NSE IPO gets rare 'sell' rating as derivatives rules cloud outlook
Synopsis
Key Takeaways
The National Stock Exchange of India (NSE) has received a rare 'sell' recommendation from domestic brokerage Dolat Capital Markets ahead of its long-anticipated initial public offering, with analysts warning that tightening regulations in the equity derivatives segment could materially dent the exchange's growth trajectory and justify a significant valuation discount.
The Bearish Call
Dolat Capital initiated coverage on NSE with a target price of ₹1,550 — roughly 26% below the exchange's prevailing unlisted market price of approximately ₹2,085. Recommendations on unlisted companies are uncommon in India, making this bearish initiation particularly noteworthy as NSE prepares for what is widely expected to be India's largest-ever IPO.

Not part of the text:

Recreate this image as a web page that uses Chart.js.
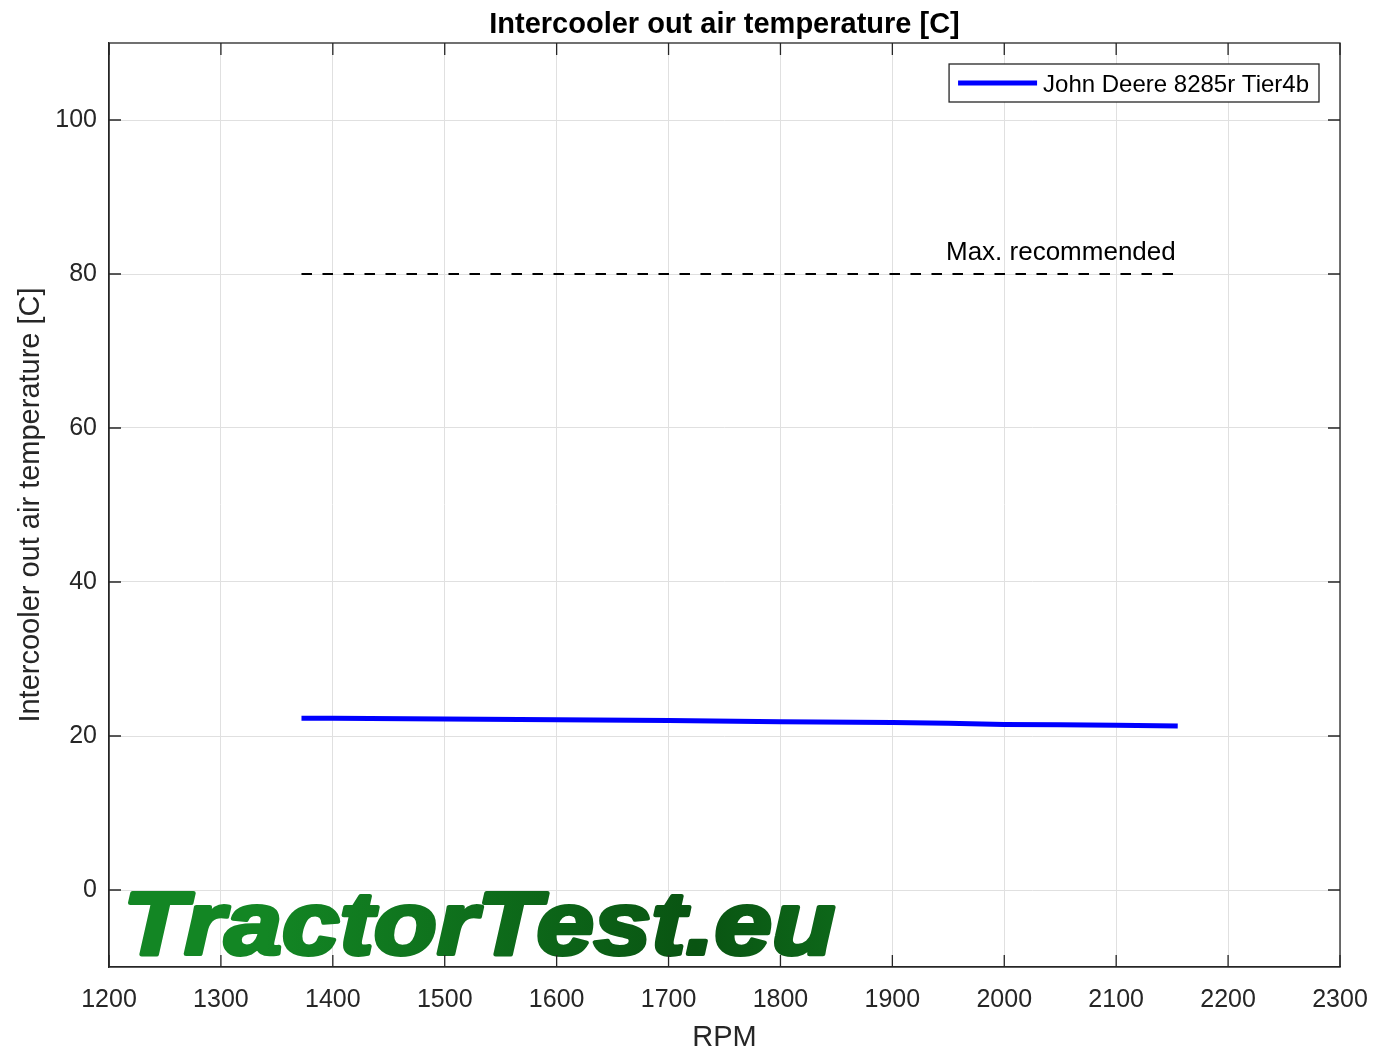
<!DOCTYPE html>
<html>
<head>
<meta charset="utf-8">
<script src="https://cdn.jsdelivr.net/npm/chart.js@4.4.1/dist/chart.umd.min.js"></script>
<style>
  body { margin: 0; background: #fff; }
  canvas { display: block; }
</style>
</head>
<body>
<canvas id="chart" width="1375" height="1055"></canvas>
<script>
// values
const rpm = [1372, 1400, 1500, 1600, 1700, 1800, 1900, 1950, 2000, 2050, 2100, 2155];
const tempC = [22.3, 22.3, 22.2, 22.1, 22.0, 21.85, 21.75, 21.65, 21.5, 21.45, 21.4, 21.3];
const limitRpm = [1372, 2155];
const limitC = [80, 80];
const xTicks = [1200, 1300, 1400, 1500, 1600, 1700, 1800, 1900, 2000, 2100, 2200, 2300];
const yTicks = [0, 20, 40, 60, 80, 100];
const seriesName = "John Deere 8285r Tier4b";
const limitName = "Max. recommended";

const FONT = "'Liberation Sans', Arial, sans-serif";
const AXIS = "#262626";

// box round the axes + inner tick marks, like matlab
const boxPlugin = {
  id: "box",
  afterDraw(chart) {
    const { ctx, chartArea: a, scales } = chart;
    ctx.save();
    ctx.strokeStyle = AXIS;
    ctx.lineWidth = 1.3;
    ctx.strokeRect(a.left, a.top, a.right - a.left, a.bottom - a.top);
    ctx.beginPath();
    xTicks.forEach(v => {
      const px = scales.x.getPixelForValue(v);
      ctx.moveTo(px, a.bottom); ctx.lineTo(px, a.bottom - 12);
      ctx.moveTo(px, a.top); ctx.lineTo(px, a.top + 12);
    });
    yTicks.forEach(v => {
      const py = scales.y.getPixelForValue(v);
      ctx.moveTo(a.left, py); ctx.lineTo(a.left + 12, py);
      ctx.moveTo(a.right, py); ctx.lineTo(a.right - 12, py);
    });
    ctx.stroke();
    ctx.restore();
  }
};

// watermark text under the data
const watermarkPlugin = {
  id: "watermark",
  beforeDatasetsDraw(chart) {
    const { ctx, chartArea: a } = chart;
    const text = "TractorTest.eu";
    const x0 = a.left + 14, base = a.bottom - 13, wantW = 712;
    ctx.save();
    ctx.font = "italic bold 89px " + FONT;
    const w = ctx.measureText(text).width;
    const sx = wantW / w;
    const g = ctx.createLinearGradient(x0, 0, x0 + wantW, 0);
    g.addColorStop(0, "#138624");
    g.addColorStop(0.52, "#095412");
    g.addColorStop(1, "#158a26");
    ctx.translate(x0, base);
    ctx.scale(sx, 1);
    ctx.fillStyle = g;
    ctx.strokeStyle = g;
    ctx.lineWidth = 4;
    ctx.lineJoin = "round";
    ctx.textBaseline = "alphabetic";
    ctx.fillText(text, 0, 0);
    ctx.strokeText(text, 0, 0);
    ctx.restore();
  }
};

// "Max. recommended" label + the boxed legend
const labelsPlugin = {
  id: "labels",
  afterDraw(chart) {
    const { ctx, chartArea: a, scales } = chart;
    ctx.save();
    ctx.fillStyle = "#000";
    ctx.font = "26px " + FONT;
    ctx.textAlign = "right";
    ctx.textBaseline = "alphabetic";
    ctx.fillText(limitName, scales.x.getPixelForValue(limitRpm[1]) - 2, scales.y.getPixelForValue(limitC[1]) - 14);

    ctx.font = "24px " + FONT;
    const tw = ctx.measureText(seriesName).width;
    const right = a.right - 21, top = a.top + 21, h = 38;
    const tx = right - 10 - tw;
    const left = tx - 94;
    ctx.fillStyle = "#fff";
    ctx.fillRect(left, top, right - left, h);
    ctx.strokeStyle = AXIS;
    ctx.lineWidth = 1.3;
    ctx.strokeRect(left, top, right - left, h);
    ctx.strokeStyle = "#0000ff";
    ctx.lineWidth = 5;
    ctx.beginPath();
    ctx.moveTo(tx - 85, top + 19);
    ctx.lineTo(tx - 6, top + 19);
    ctx.stroke();
    ctx.fillStyle = "#000";
    ctx.textAlign = "left";
    ctx.textBaseline = "middle";
    ctx.fillText(seriesName, tx, top + 21);
    ctx.restore();
  }
};

new Chart(document.getElementById("chart").getContext("2d"), {
  type: "line",
  data: {
    datasets: [
      {
        label: seriesName,
        data: rpm.map((r, i) => ({ x: r, y: tempC[i] })),
        borderColor: "#0000ff",
        borderWidth: 5,
        pointRadius: 0,
        tension: 0
      },
      {
        label: limitName,
        data: limitRpm.map((r, i) => ({ x: r, y: limitC[i] })),
        borderColor: "#000",
        borderWidth: 2,
        borderDash: [10.5, 10.5],
        pointRadius: 0
      }
    ]
  },
  options: {
    responsive: false,
    animation: false,
    layout: { padding: { left: 0, right: 35, top: 0, bottom: 0 } },
    plugins: {
      legend: { display: false },
      tooltip: { enabled: false },
      title: {
        display: true,
        fullSize: false,
        text: "Intercooler out air temperature [C]",
        color: "#000",
        font: { family: FONT, size: 29, weight: "bold" },
        padding: { top: 7.5, bottom: 0.7 }
      }
    },
    scales: {
      x: {
        type: "linear",
        min: 1200,
        max: 2300,
        afterBuildTicks: s => { s.ticks = xTicks.map(v => ({ value: v })); },
        afterFit: s => { s.height = 88; s.paddingLeft = 0; s.paddingRight = 0; },
        ticks: { color: AXIS, font: { family: FONT, size: 25 }, padding: 18, maxRotation: 0, callback: v => String(v) },
        grid: { color: "#e0e0e0", lineWidth: 1, drawTicks: false },
        border: { display: true, color: AXIS, width: 1.3 },
        title: {
          display: true,
          text: "RPM",
          color: AXIS,
          font: { family: FONT, size: 29 },
          padding: { top: 0, bottom: 0 }
        }
      },
      y: {
        type: "linear",
        min: -10,
        max: 110,
        afterBuildTicks: s => { s.ticks = yTicks.map(v => ({ value: v })); },
        afterFit: s => { s.width = 109; s.paddingTop = 0; s.paddingBottom = 0; },
        ticks: { color: AXIS, font: { family: FONT, size: 25 }, padding: 12, callback: v => String(v) },
        grid: { color: "#e0e0e0", lineWidth: 1, drawTicks: false },
        border: { display: true, color: AXIS, width: 1.3 },
        title: {
          display: true,
          text: "Intercooler out air temperature [C]",
          color: AXIS,
          font: { family: FONT, size: 29 },
          padding: { top: 14, bottom: 0 }
        }
      }
    }
  },
  plugins: [watermarkPlugin, boxPlugin, labelsPlugin]
});
</script>
</body>
</html>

Analysts led by Punit Bahlani flagged that a decline in proprietary trading volumes and the loss of market share in index options are expected to constrain NSE's earnings growth over the coming years. The brokerage projects NSE's options trading turnover will contract at a compound annual rate of around 4% between FY26 and FY29, as stricter rules, softer retail participation, and a weaker market cycle collectively suppress activity.
Valuation vs. Peers
NSE is currently valued at approximately ₹5.2 lakh crore in the unlisted market. However, according to unlisted share-trading platform UnlistedZone, its shares have declined around 3% over the past 12 months. Dolat Capital's report noted that NSE's unlisted market valuation is richer than several global exchange peers, despite relatively slower profit growth — a gap the brokerage argues leaves little room for upside even under an optimistic scenario.

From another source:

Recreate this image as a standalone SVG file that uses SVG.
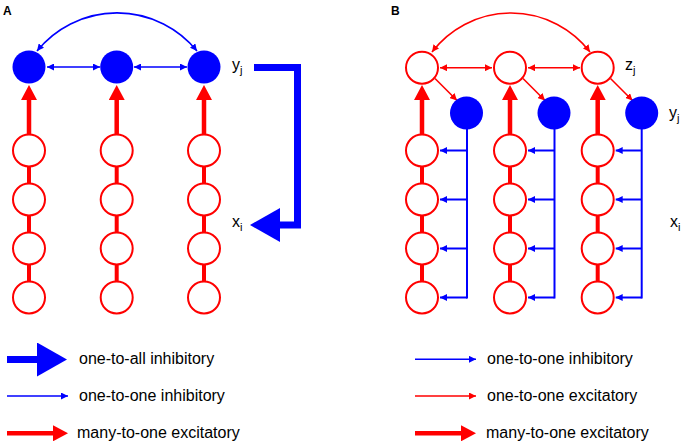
<svg xmlns="http://www.w3.org/2000/svg" width="682" height="445" viewBox="0 0 682 445">
<style>
  text { font-family: "Liberation Sans", Arial, sans-serif; fill: #000; }
  .lbl { font-size: 16px; }
  .sub { font-size: 11px; }
  .panel { font-size: 12px; font-weight: bold; }
  .leg { font-size: 16px; }
  .rn { fill: #fff; stroke: #ff0000; stroke-width: 2; }
  .bn { fill: #0000ff; stroke: none; }
  .chain { stroke: #ff0000; stroke-width: 4; fill: none; }
  .many { stroke: #ff0000; stroke-width: 4.5; fill: none; marker-end: url(#redHead); }
  .binh { stroke: #0000ff; stroke-width: 1.6; fill: none; marker-start: url(#blueTip); marker-end: url(#blueTip); }
  .bexc { stroke: #ff0000; stroke-width: 1.6; fill: none; marker-start: url(#redTip); marker-end: url(#redTip); }
  .exc1 { stroke: #ff0000; stroke-width: 1.6; fill: none; marker-end: url(#redTip); }
  .inh1 { stroke: #0000ff; stroke-width: 2; fill: none; marker-end: url(#blueTip); }
  .fb { stroke: #0000ff; stroke-width: 2; fill: none; }
  .all { stroke: #0000ff; stroke-width: 7; fill: none; stroke-linejoin: miter; marker-end: url(#blueBig); }
</style>
<defs>
  <marker id="blueTip" viewBox="0 0 7 7" refX="7" refY="3.5" markerWidth="7" markerHeight="7" markerUnits="userSpaceOnUse" orient="auto-start-reverse">
    <path d="M0,0 L7,3.5 L0,7 z" fill="#0000ff"/>
  </marker>
  <marker id="redTip" viewBox="0 0 7 7" refX="7" refY="3.5" markerWidth="7" markerHeight="7" markerUnits="userSpaceOnUse" orient="auto-start-reverse">
    <path d="M0,0 L7,3.5 L0,7 z" fill="#ff0000"/>
  </marker>
  <marker id="redHead" viewBox="0 0 15 16" refX="0" refY="8" markerWidth="15" markerHeight="16" markerUnits="userSpaceOnUse" orient="auto">
    <path d="M0,0 L15,8 L0,16 z" fill="#ff0000"/>
  </marker>
  <marker id="blueBig" viewBox="0 0 30 34" refX="0" refY="17" markerWidth="30" markerHeight="34" markerUnits="userSpaceOnUse" orient="auto">
    <path d="M0,0 L30,17 L0,34 z" fill="#0000ff"/>
  </marker>
</defs>
<rect width="682" height="445" fill="#fff"/>

<text class="panel" x="3" y="15">A</text>
<text class="panel" x="391" y="15">B</text>

<g id="connectors">
  <!-- Panel A -->
  <line class="chain" x1="29" y1="150.5" x2="29" y2="297.5"/>
  <line class="chain" x1="116.7" y1="150.5" x2="116.7" y2="297.5"/>
  <line class="chain" x1="204" y1="150.5" x2="204" y2="297.5"/>
  <line class="many" x1="29" y1="134.5" x2="29" y2="100"/>
  <line class="many" x1="116.7" y1="134.5" x2="116.7" y2="100"/>
  <line class="many" x1="204" y1="134.5" x2="204" y2="100"/>
  <line class="binh" x1="47" y1="67" x2="100" y2="67"/>
  <line class="binh" x1="134" y1="67" x2="187" y2="67"/>
  <path class="binh" d="M37,51 A103,103 0 0 1 197,51"/>
  <polyline class="all" points="254,67.5 297.5,67.5 297.5,225 280,225"/>

  <!-- Panel B -->
  <line class="chain" x1="422" y1="150.5" x2="422" y2="297.5"/>
  <line class="chain" x1="510" y1="150.5" x2="510" y2="297.5"/>
  <line class="chain" x1="597.7" y1="150.5" x2="597.7" y2="297.5"/>
  <line class="many" x1="422" y1="134.5" x2="422" y2="100"/>
  <line class="many" x1="510" y1="134.5" x2="510" y2="100"/>
  <line class="many" x1="597.7" y1="134.5" x2="597.7" y2="100"/>
  <line class="bexc" x1="440" y1="67.7" x2="492" y2="67.7"/>
  <line class="bexc" x1="528" y1="67.7" x2="580" y2="67.7"/>
  <path class="bexc" d="M432,52 A99.5,99.5 0 0 1 590,52"/>
  <line class="exc1" x1="435" y1="78.5" x2="457" y2="100.5"/>
  <line class="exc1" x1="523" y1="78.5" x2="545" y2="100.5"/>
  <line class="exc1" x1="610.5" y1="78.5" x2="632.5" y2="100.5"/>

  <line class="fb" x1="467" y1="129" x2="467" y2="298.5"/>
  <line class="inh1" x1="467" y1="150.5" x2="440" y2="150.5"/>
  <line class="inh1" x1="467" y1="199.5" x2="440" y2="199.5"/>
  <line class="inh1" x1="467" y1="248.5" x2="440" y2="248.5"/>
  <line class="inh1" x1="467" y1="297.5" x2="440" y2="297.5"/>

  <line class="fb" x1="554.5" y1="129" x2="554.5" y2="298.5"/>
  <line class="inh1" x1="554.5" y1="150.5" x2="528" y2="150.5"/>
  <line class="inh1" x1="554.5" y1="199.5" x2="528" y2="199.5"/>
  <line class="inh1" x1="554.5" y1="248.5" x2="528" y2="248.5"/>
  <line class="inh1" x1="554.5" y1="297.5" x2="528" y2="297.5"/>

  <line class="fb" x1="641.7" y1="129" x2="641.7" y2="298.5"/>
  <line class="inh1" x1="641.7" y1="150.5" x2="615.7" y2="150.5"/>
  <line class="inh1" x1="641.7" y1="199.5" x2="615.7" y2="199.5"/>
  <line class="inh1" x1="641.7" y1="248.5" x2="615.7" y2="248.5"/>
  <line class="inh1" x1="641.7" y1="297.5" x2="615.7" y2="297.5"/>
</g>

<!-- Panel A nodes -->
<g id="A_y1"><circle class="bn" cx="29" cy="67" r="16.5"/></g>
<g id="A_y2"><circle class="bn" cx="116.7" cy="67" r="16.5"/></g>
<g id="A_y3"><circle class="bn" cx="204" cy="67" r="16.5"/></g>
<g id="A_x1">
  <circle class="rn" cx="29" cy="150.5" r="16"/><circle class="rn" cx="29" cy="199.5" r="16"/>
  <circle class="rn" cx="29" cy="248.5" r="16"/><circle class="rn" cx="29" cy="297.5" r="16"/>
</g>
<g id="A_x2">
  <circle class="rn" cx="116.7" cy="150.5" r="16"/><circle class="rn" cx="116.7" cy="199.5" r="16"/>
  <circle class="rn" cx="116.7" cy="248.5" r="16"/><circle class="rn" cx="116.7" cy="297.5" r="16"/>
</g>
<g id="A_x3">
  <circle class="rn" cx="204" cy="150.5" r="16"/><circle class="rn" cx="204" cy="199.5" r="16"/>
  <circle class="rn" cx="204" cy="248.5" r="16"/><circle class="rn" cx="204" cy="297.5" r="16"/>
</g>

<!-- Panel B nodes -->
<g id="B_z1"><circle class="rn" cx="422" cy="67.7" r="16"/></g>
<g id="B_z2"><circle class="rn" cx="510" cy="67.7" r="16"/></g>
<g id="B_z3"><circle class="rn" cx="597.7" cy="67.7" r="16"/></g>
<g id="B_y1"><circle class="bn" cx="466.5" cy="113" r="16.5"/></g>
<g id="B_y2"><circle class="bn" cx="554" cy="113" r="16.5"/></g>
<g id="B_y3"><circle class="bn" cx="641.7" cy="113" r="16.5"/></g>
<g id="B_x1">
  <circle class="rn" cx="422" cy="150.5" r="16"/><circle class="rn" cx="422" cy="199.5" r="16"/>
  <circle class="rn" cx="422" cy="248.5" r="16"/><circle class="rn" cx="422" cy="297.5" r="16"/>
</g>
<g id="B_x2">
  <circle class="rn" cx="510" cy="150.5" r="16"/><circle class="rn" cx="510" cy="199.5" r="16"/>
  <circle class="rn" cx="510" cy="248.5" r="16"/><circle class="rn" cx="510" cy="297.5" r="16"/>
</g>
<g id="B_x3">
  <circle class="rn" cx="597.7" cy="150.5" r="16"/><circle class="rn" cx="597.7" cy="199.5" r="16"/>
  <circle class="rn" cx="597.7" cy="248.5" r="16"/><circle class="rn" cx="597.7" cy="297.5" r="16"/>
</g>

<!-- Labels -->
<g id="labels">
  <text class="lbl" x="232" y="69.5">y<tspan class="sub" dy="4">j</tspan></text>
  <text class="lbl" x="232" y="227">x<tspan class="sub" dy="4">i</tspan></text>
  <text class="lbl" x="625" y="69.5">z<tspan class="sub" dy="4">j</tspan></text>
  <text class="lbl" x="669" y="118">y<tspan class="sub" dy="4">j</tspan></text>
  <text class="lbl" x="670" y="227">x<tspan class="sub" dy="4">i</tspan></text>
</g>

<!-- Legend A -->
<g id="legendA">
  <line class="all" x1="7" y1="359.5" x2="37" y2="359.5"/>
  <text class="leg" x="79" y="364">one-to-all inhibitory</text>
  <line class="inh1" x1="7" y1="396" x2="68" y2="396" style="stroke-width:1.6"/>
  <text class="leg" x="79" y="400.5">one-to-one inhibitory</text>
  <line class="many" x1="7" y1="433.3" x2="53" y2="433.3"/>
  <text class="leg" x="77" y="437.5">many-to-one excitatory</text>
</g>

<!-- Legend B -->
<g id="legendB">
  <line class="inh1" x1="415" y1="359.3" x2="476" y2="359.3" style="stroke-width:1.6"/>
  <text class="leg" x="487" y="363.5">one-to-one inhibitory</text>
  <line class="exc1" x1="415" y1="396" x2="476" y2="396"/>
  <text class="leg" x="487" y="400.5">one-to-one excitatory</text>
  <line class="many" x1="415" y1="433.3" x2="461" y2="433.3"/>
  <text class="leg" x="486" y="437.5">many-to-one excitatory</text>
</g>
</svg>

The brokerage acknowledged that NSE retains a strong long-term structural growth story, given India's expanding retail investor base and deepening capital markets. The concern, analysts said, is one of timing and price — the current unlisted premium does not adequately account for near-term regulatory headwinds.
IPO Delays and Legal Overhang
NSE's IPO has been in the pipeline for years, repeatedly held back by unresolved regulatory and legal matters. Chief among these are the long-running co-location and dark fibre cases. In its draft red herring prospectus (DRHP), NSE disclosed a proposal to pay ₹1,491.21 crore to settle regulatory proceedings with the Securities and Exchange Board of India (SEBI).
The exchange has stated that these matters remain pending before the Supreme Court, SEBI, and other judicial forums, and have been disclosed under the material litigation section of the IPO documents. The unresolved cases add a layer of legal uncertainty that analysts say complicates any near-term listing timeline.
What This Means for Investors
This is the first publicly known 'sell' initiation on NSE ahead of its IPO, and it arrives at a sensitive moment. Retail and institutional investors who have accumulated NSE shares in the unlisted market at prices near or above ₹2,085 face the prospect of listing-day losses if Dolat Capital's target proves accurate. The broader signal from the report is that regulatory risk in India's derivatives ecosystem — already reshaped by recent SEBI curbs on index options — is not yet fully priced into NSE's unlisted valuation.
With the IPO timeline still uncertain and legal proceedings unresolved, market participants will be watching for any SEBI clearance or Supreme Court order that could unlock the listing process.